What’s in store for patients?

In the future we’ll be able to provide better diagnostics and more specific therapies for major diseases such as cancer, but also for metabolic disorders such as diabetes and autoimmune disease. Efforts to prevent certain diseases will be more effective and targeted as well. Precision medicine also has great potential when it comes to rare diseases. This is another area where we have to make progress and develop new therapies.

What are the major challenges?

Cost is certainly a factor to be considered. Precision medicine is expensive. Another challenge is handling patient data within the Zurich research hub and in collaboration with national and international centers. This raises a number of ethical issues connected with patient data privacy, for example.

Where do we currently stand in these terms?

Work is under way on solutions governing the way patient data are handled. We want individuals to benefit from the potential created by research on the basis of big health data sets without being harmed in the process.

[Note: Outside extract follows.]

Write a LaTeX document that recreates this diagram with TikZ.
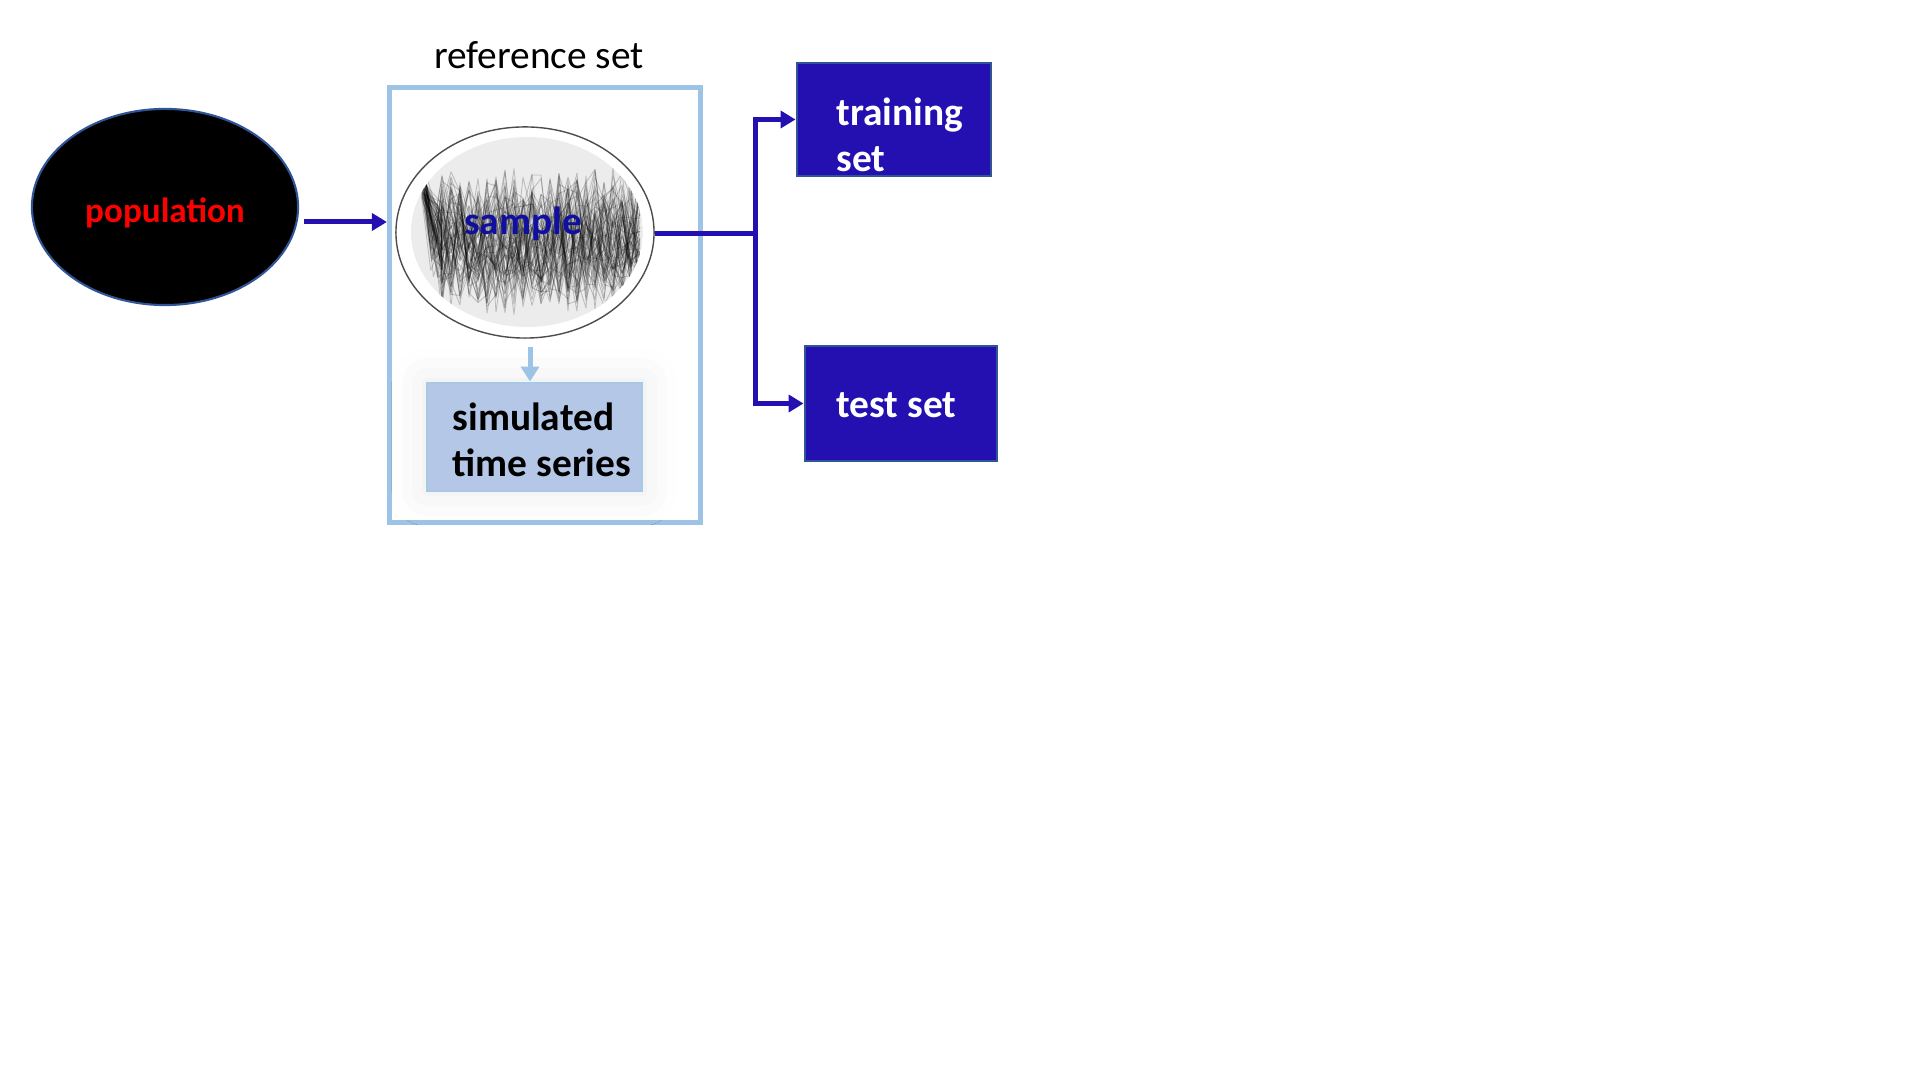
\documentclass[tikz,border=0pt]{standalone}
\usepackage{fontspec}
\setmainfont{Carlito}
\usetikzlibrary{arrows.meta,shapes.geometric,shadows.blur}

\definecolor{flowblue}{HTML}{2410B0}
\definecolor{boxedge}{HTML}{2F5597}
\definecolor{refedge}{HTML}{9DC3E6}
\definecolor{simfill}{HTML}{B4C7E7}
\definecolor{sampleblue}{HTML}{1010A0}
\definecolor{plotgray}{HTML}{ECECEC}

\tikzset{
  boldtext/.style={font=\fontsize{11.2}{13.1}\selectfont\bfseries, inner sep=0pt},
  popnode/.style={ellipse, fill=black, draw=boxedge, line width=0.6pt,
    minimum width=2.66cm, minimum height=1.96cm},
  refnode/.style={rectangle, draw=refedge, line width=1.42pt,
    minimum width=3.105cm, minimum height=4.345cm},
  samplenode/.style={ellipse, draw=black!70, line width=0.4pt,
    minimum width=2.58cm, minimum height=2.11cm},
  simnode/.style={rectangle, fill=simfill, draw=refedge!90!white, line width=0.8pt,
    minimum width=2.15cm, minimum height=1.08cm,
    blur shadow={shadow xshift=0pt, shadow yshift=0pt, shadow blur radius=0.35cm, shadow opacity=9}},
  setnode/.style={rectangle, fill=flowblue, draw=boxedge, line width=0.8pt},
  flowarrow/.style={draw=flowblue, line width=1.42pt, -{Triangle[length=0.15cm,width=0.17cm]}},
  flowline/.style={draw=flowblue, line width=1.42pt},
  simarrow/.style={draw=refedge, line width=1.42pt, -{Triangle[length=0.15cm,width=0.18cm]}},
  series/.style={draw=black, opacity=0.2, line width=0.25pt, line join=round}
}

\begin{document}
\begin{tikzpicture}[x=0.01cm,y=-0.01cm]
  \useasboundingbox (0,0) rectangle (1920,1080);

  % population
  \node[popnode] (pop) at (165,207) {};
  \node[boldtext, text=red, font=\fontsize{10}{12}\selectfont\bfseries] (poplbl) at ([yshift=-0.06cm]pop.center) {population};

  % reference set frame
  \node[refnode] (refbox) at (544.75,304.75) {};
  \node[font=\fontsize{11.2}{13}\selectfont] (reflbl) at (539,55) {reference set};

  % sample: plot of the time series inside the ellipse
  \begin{scope}
    \clip (527,232) ellipse [x radius=116, y radius=95];
    \fill[plotgray] (527,232) ellipse [x radius=116, y radius=95];
    \pgfmathsetseed{11}
    \foreach \k in {1,...,65}{
      \draw[series] ({424+3*rand},{186+12*rand}) -- ({436+6*rand},{240+40*rand})
        \foreach \i in {2,...,24}{ -- ({424+\i*9},{240+52*rand+25*rand}) };
    }
    \foreach \k in {1,...,8}{
      \draw[series] ({426+2*rand},{188+10*rand}) -- ({432+3*rand},{220+20*rand}) -- ({442+4*rand},{255+20*rand});
    }
  \end{scope}
  \node[samplenode] (sample) at (525,232.5) {};
  \node[boldtext, text=sampleblue] (samplelbl) at ([xshift=-0.02cm,yshift=0.09cm]sample.center) {sample};

  % simulated time series
  \node[simnode] (sim) at (534.5,437) {};
  \node[boldtext, align=left, anchor=west] (simlbl) at (452,440) {simulated\\time series};

  % training and test sets
  \node[setnode, minimum width=1.94cm, minimum height=1.13cm] (train) at (894,119.5) {};
  \node[boldtext, text=white, align=left, anchor=west] (trainlbl) at (836,134.5) {training\\set};
  \node[setnode, minimum width=1.92cm, minimum height=1.15cm] (test) at (901,403.5) {};
  \node[boldtext, text=white, anchor=west] (testlbl) at (836,405) {test set};

  % connectors
  \coordinate (popout) at (304,222);
  \draw[flowarrow] (popout) -- (popout -| refbox.west);
  \draw[simarrow] ([xshift=0.05cm,yshift=-0.08cm]sample.south) -- ([xshift=0.05cm]sample.south |- sim.north);
  \coordinate (split) at (755,233.5);
  \draw[flowline] (sample.east |- split) -- (split);
  \draw[flowarrow] (split) |- (train.west);
  \draw[flowarrow] (split) |- (test.west);
\end{tikzpicture}
\end{document}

The prospect of more precise therapies is encouraging. But as you mentioned, therapies of this type are also very expensive. Can we even afford precision medicine?

We can afford precise medicine more than we can afford imprecise medicine. It always boils down to the ratio of cost and effect: Even if a precision therapy is expensive, in the end it might turn out to be cheaper than an ineffective therapy. For example, many conventional therapies entail side effects. Patients suffer complications, and have to be hospitalized and treated with additional drugs to address these side effects. This means that precision medicine can help reduce costs because therapies are more targeted.

Where will we be in 10 years?

We’ll have taken a major step forward in terms of metabolic and autoimmune diseases, but above all in terms of cancer therapy. We’ll be able to treat certain diseases more precisely and successfully than we can at present. On the preventive side we’ll be able to use genetic and epigenetic data to tell people very precisely whether they should be choosing preventive therapy or changing their lifestyle to counter the risk of disease.

Will we be increasingly able to cure these diseases?

The more detailed our knowledge of these conditions, the more precise our data will be, and the sooner we’ll be able to find targeted therapies. Yes, I think prognoses will get better. That’s already the case for many forms of cancer.